Склонив лобастую голову с редкими светлыми волосами, он медленно вывел красивую надпись. «Герой нашего века», — прочитал Лермонтов перевёрнутую вверх ногами строчку.

   — Пётр Александрович, — попросил он, встав и обойдя стол и тоже наклоняясь над рукописью, — исправьте «века» на «времени»...

Корсаков, не поднимая головы, послушно заскрипел пером, разбрызгивая по бумаге мелкие капельки.

   — Что же у нас получилось? — задумчиво спросил он будто себя самого. — Действительно лучше: «Герой нашего времени»...

Положив перо, Корсаков сцепил крупные волосатые руки и, пощёлкивая пальцами по косточкам, медленно сказал:

   — Хочу ненадолго вернуться к нашему разговору... Я вас не очень задерживаю, Михайла Юрьич?

   — Боже мой — нисколько! — мысленно ругнувшись, заверил Лермонтов.

   — Как-то мне довелось услышать фразу, сказанную одним вельможей из военных, — доверительно продолжал Корсаков, — кем, я полагаю, не важно. Этот вельможа сказал: «Каждый литератор — прирождённый заговорщик». Помню, в первый момент меня будто ошпарило — до того мне показалось это грубо. Но, раздумавшись, я должен был признать, что доля истины — и солидная доля! — он выставил заросший указательный палец, — в этом изречении есть. Нуте-ка, освободите от цензуры хоть того же Булгарина — ведь он постепенно до чёртиков допишется... Впрочем, что там Булгарин: он слишком уж благонамеренный, такие искренними не бывают, он-то, конечно, допишется... Но возьмите действительно благонамеренного, искренне преданного правительству литератора — так и тот тоже нет-нет да и оступится. Конь, как говорится, хоть и о четырёх ногах... И это — при цензуре. А отмените, повторяю, цензуру — увидите, что получится... Конечно, в государстве, достигшем высокой степени просвещения, цензура, может быть, и не нужна. Наше же отечество далеко от такого уровня, и нам необходимы некие умственные плотины, которые сдерживали бы напор неосновательных, а порой — безрассудных и даже пагубных мнений...

   — Ну, конечно, — нетерпеливо и легковесно подтвердил Лермонтов, поднимаясь и ища глазами стул, на который он, войдя, сбросил свою шинель...

Прощаясь, Корсаков встал из-за стола, почти вплотную подошёл к Лермонтову и, ожидая, пока он наденет шинель, смотрел на него серьёзно и доброжелательно.

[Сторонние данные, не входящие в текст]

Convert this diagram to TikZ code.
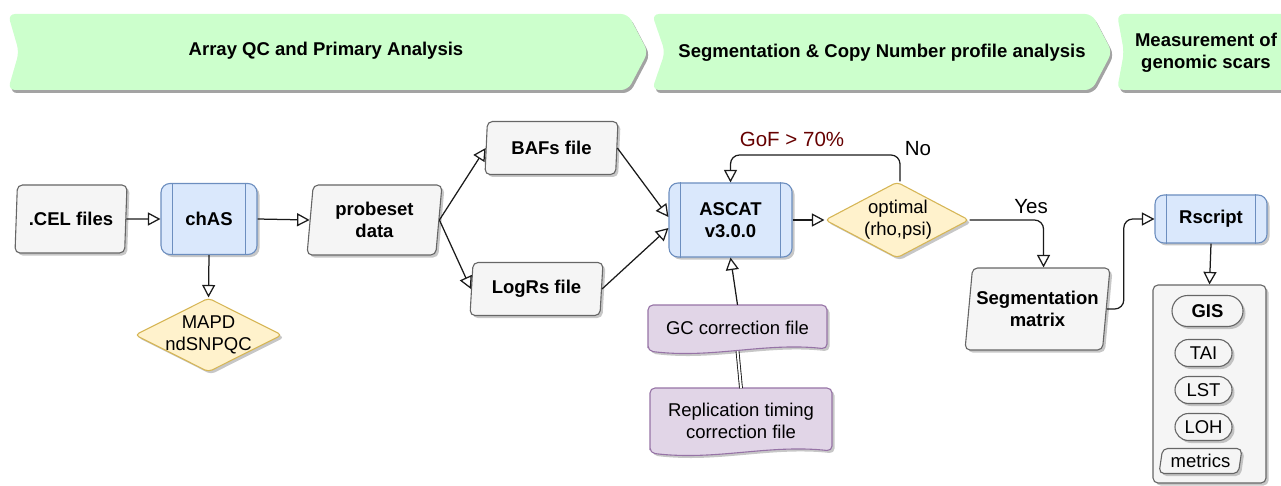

От нетерпения Лермонтов не мог попасть в рукав, и Корсаков, протянув свою большую красную руку, помог ему. Когда Лермонтов взял со стола рукопись, Корсаков с необычной для себя краткостью сказал:

   — Это большая книга. Берегите свой талант, Михайла Юрьич...

В другое время и в другом настроении Лермонтов был бы польщён такими словами от человека, которого уважал (наверное, всё-таки умеренно) сам Пушкин. Но сейчас слова Корсакова, не причиняя, правда, досады Лермонтову, никак на него не действовали. Его переполняла беспокойная, щекочущая радость, и он уже не думал ни об аресте, ни о возможном суде, и даже мысль о бабушкиной болезни только слабо мерцала где-то в глубине его сознания.

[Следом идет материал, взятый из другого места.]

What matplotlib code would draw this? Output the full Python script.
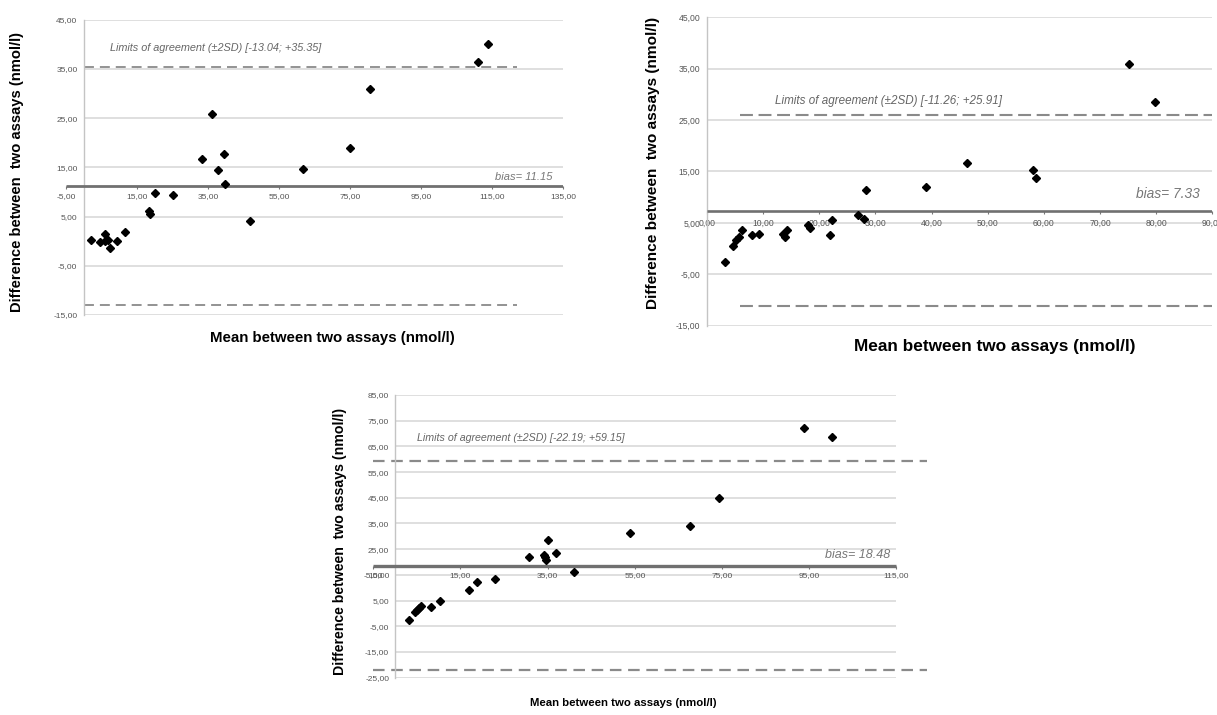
import matplotlib
matplotlib.use("Agg")
import matplotlib.pyplot as plt

plt.rcParams['font.family'] = ['Liberation Sans', 'DejaVu Sans']

# top left panel
a_mean = [2.0, 4.7, 5.9, 5.9, 6.9, 7.5, 9.4, 11.5, 18.3, 18.8, 20.0, 25.2,
          33.3, 36.2, 37.8, 39.5, 39.9, 46.9, 61.8, 75.0, 80.7, 111.2, 113.8]
a_diff = [0.3, -0.2, 1.55, 0.0, 0.2, -1.3, 0.0, 1.8, 6.2, 5.55, 9.8, 9.3,
          16.7, 25.9, 14.5, 17.8, 11.55, 4.2, 14.6, 18.9, 30.9, 36.3, 40.1]
a_bias = 11.15
a_limits = [-13.04, 35.35]
a_xticks = [-5, 15, 35, 55, 75, 95, 115, 135]
a_yticks = [-15, -5, 5, 15, 25, 35, 45]

# top right panel
b_mean = [3.3, 4.7, 5.2, 5.7, 6.3, 8.0, 9.3, 13.6, 13.9, 14.2, 18.1, 18.4,
          22.0, 22.3, 27.0, 27.9, 28.3, 39.1, 46.4, 58.1, 58.6, 75.1, 79.8]
b_diff = [-2.6, 0.5, 1.6, 2.3, 3.6, 2.6, 2.9, 2.9, 2.3, 3.7, 4.5, 4.1,
          2.6, 5.5, 6.6, 5.8, 11.35, 11.9, 16.7, 15.2, 13.7, 35.9, 28.6]
b_bias = 7.33
b_limits = [-11.26, 25.91]
b_xticks = [0, 10, 20, 30, 40, 50, 60, 70, 80, 90]
b_yticks = [-15, -5, 5, 15, 25, 35, 45]

# bottom panel
c_mean = [3.2, 4.6, 5.1, 5.5, 6.0, 8.2, 10.2, 17.0, 18.7, 22.9, 30.7, 34.2,
          34.3, 34.6, 35.0, 36.9, 41.1, 53.9, 67.7, 74.3, 93.7, 100.3]
c_diff = [-2.4, 0.45, 1.36, 2.1, 2.7, 2.4, 4.7, 9.1, 12.4, 13.4, 22.1, 22.9,
          21.9, 20.8, 28.6, 23.4, 16.3, 31.4, 34.2, 44.8, 72.2, 68.7]
c_bias = 18.48
c_limits = [-22.19, 59.15]
c_xticks = [-5, 15, 35, 55, 75, 95, 115]
c_yticks = [-25, -15, -5, 5, 15, 25, 35, 45, 55, 65, 75, 85]

ylab = "Difference between  two assays (nmol/l)"
xlab = "Mean between two assays (nmol/l)"


def fmt(v):
    return f"{v:.2f}".replace('.', ',')


def draw(ax, mean, diff, bias, limits, xticks, yticks, st):
    ax.set_xlim(st['xlim'])
    ax.set_ylim(yticks[0], yticks[-1])
    ax.patch.set_alpha(0)
    # gridlines start at the vertical axis
    ax.hlines(yticks, st['grid'][0], st['grid'][1], colors='#d6d6d6', lw=1.1, zorder=1)
    ax.hlines(limits, st['dash'][0], st['dash'][1], colors='#8a8a8a', lw=st['dlw'],
              linestyles=[(0, st['dashes'])], zorder=2)
    ax.plot(st['biasx'], [bias, bias], color='#707070', lw=st['blw'],
            solid_capstyle='butt', zorder=3)
    ax.plot(mean, diff, 'D', color='black', ms=st['ms'], zorder=4, clip_on=False)

    for s in ['top', 'right']:
        ax.spines[s].set_visible(False)
    ax.spines['left'].set_position(('data', 0))
    ax.spines['left'].set_color('#c4c4c4')
    ax.spines['left'].set_linewidth(1.0)
    ax.spines['bottom'].set_position(('data', bias))
    ax.spines['bottom'].set_color('none')

    ax.set_xticks(xticks)
    ax.set_xticklabels([fmt(v) for v in xticks])
    ax.set_yticks(yticks)
    ax.set_yticklabels([fmt(v) for v in yticks])
    ax.tick_params(axis='y', length=0, pad=st['ypad'], labelsize=st['ts'], labelcolor='#555555')
    ax.tick_params(axis='x', length=2.5, width=0.8, color='#777777', pad=st['xpad'],
                   labelsize=st['ts'], labelcolor='#555555')

    txt = f"Limits of agreement (\u00b12SD) [{limits[0]:.2f}; +{limits[1]:.2f}]"
    ax.text(st['lim_xy'][0], st['lim_xy'][1], txt, style='italic', color='#666666',
            fontsize=st['lfs'], ha='left', va='center')
    ax.text(st['bias_xy'][0], st['bias_xy'][1], f"bias= {bias:.2f}", style='italic',
            color='#777777', fontsize=st['bfs'], ha='right', va='center')


fig = plt.figure(figsize=(12.17, 7.15), dpi=100)

ax1 = fig.add_axes([0.0542, 0.5594, 0.4084, 0.4131])
draw(ax1, a_mean, a_diff, a_bias, a_limits, a_xticks, a_yticks,
     dict(xlim=(-5, 135), grid=(0, 135), dash=(0, 122), biasx=(-5, 135),
          dlw=1.3, dashes=(5.5, 3.3), blw=2.0, ms=3.6, ypad=4.5, xpad=2.2, ts=6.0,
          lim_xy=(7.5, 39.2), lfs=7.8, bias_xy=(132, 13.0), bfs=8.0))

ax2 = fig.add_axes([0.5807, 0.5445, 0.4156, 0.4313])
draw(ax2, b_mean, b_diff, b_bias, b_limits, b_xticks, b_yticks,
     dict(xlim=(0, 90), grid=(0, 90), dash=(6, 90), biasx=(0, 90),
          dlw=1.5, dashes=(6.2, 2.7), blw=1.9, ms=3.8, ypad=4.5, xpad=3.2, ts=6.2,
          lim_xy=(12.1, 28.7), lfs=8.4, bias_xy=(87.7, 10.6), bfs=9.9))

ax3 = fig.add_axes([0.3067, 0.0522, 0.455, 0.3954])
draw(ax3, c_mean, c_diff, c_bias, c_limits, c_xticks, c_yticks,
     dict(xlim=(-5, 122), grid=(0, 115), dash=(-5, 122), biasx=(-5, 115),
          dlw=1.6, dashes=(5.2, 3.0), blw=2.4, ms=3.8, ypad=4.2, xpad=2.2, ts=6.0,
          lim_xy=(5.0, 68.4), lfs=7.7, bias_xy=(113.5, 22.6), bfs=9.0))

fig.text(0.0137, 0.760, ylab, rotation=90, ha='center', va='center', fontsize=10.6, fontweight='bold')
fig.text(0.273, 0.527, xlab, ha='center', va='center', fontsize=10.8, fontweight='bold')
fig.text(0.5366, 0.772, ylab, rotation=90, ha='center', va='center', fontsize=11.1, fontweight='bold')
fig.text(0.8172, 0.516, xlab, ha='center', va='center', fontsize=12.4, fontweight='bold')
fig.text(0.2794, 0.2434, ylab, rotation=90, ha='center', va='center', fontsize=10.2, fontweight='bold')
fig.text(0.512, 0.017, xlab, ha='center', va='center', fontsize=8.2, fontweight='bold')

fig.savefig("out.png", dpi=100)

Встряхнув протянутую руку Корсакова, Лермонтов, слегка удивившись себе, фамильярно-весело провёл рукой по лацкану корсаковского сюртука и, звеня шпорами, выбежал в коридор.

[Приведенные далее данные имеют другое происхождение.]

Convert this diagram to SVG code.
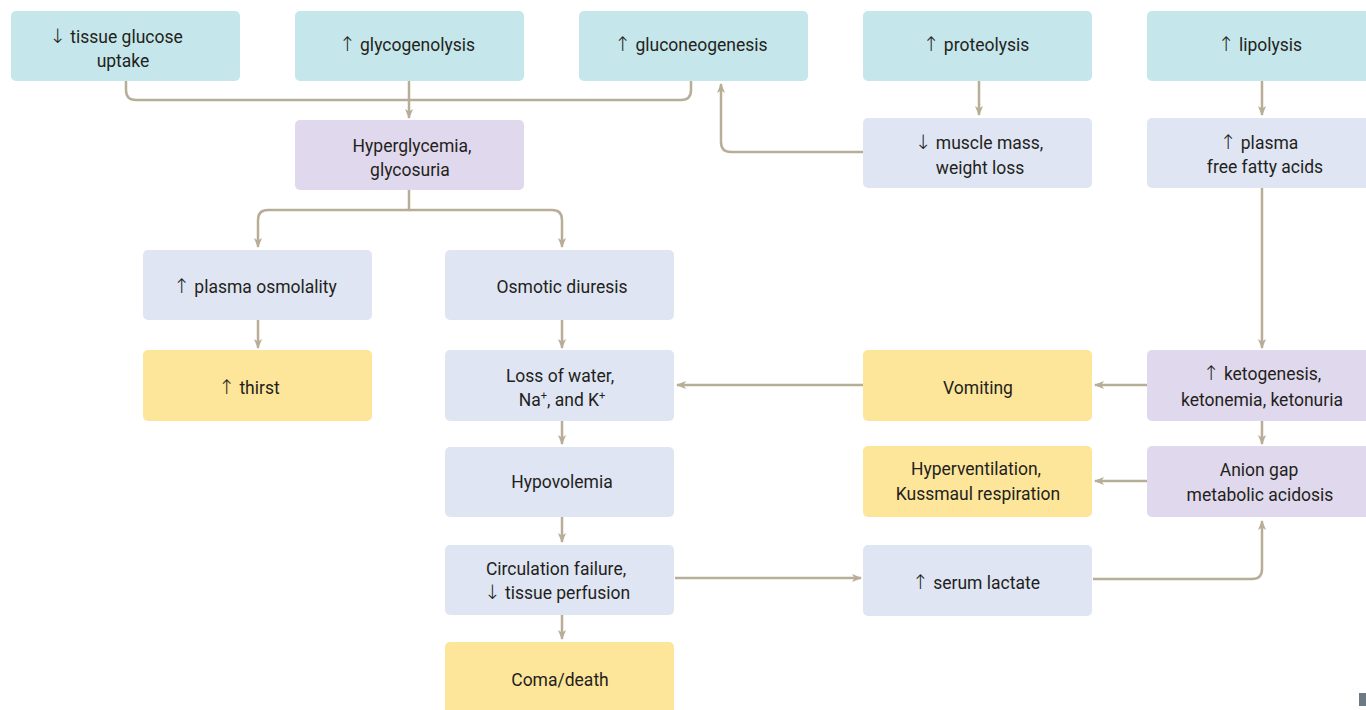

Только чуть понизив голос и продолжая бежать, легко и звонко подскакивая, он запел сочинённую тут же, на бегу, песенку, и сразу же к ней как-то сами собой подобрались слова чьей-то эпиграммы: «Просвещения «Маяк» — издаёт большой дурак — по прозванию Корсак...»

Корсаков был не только цензор, но и издатель нового журнала «Маяк» — говорили, скучного.

Неожиданно, словно пройдя сквозь стену, перед Лермонтовым появился старый чиновник, которого час назад он принял за служителя. Лермонтов осёкся, перестал напевать и пошёл шагом.

Но, кажется, было поздно: по смятенному выражению на лице чиновника ясно было, что он всё и видел и слышал.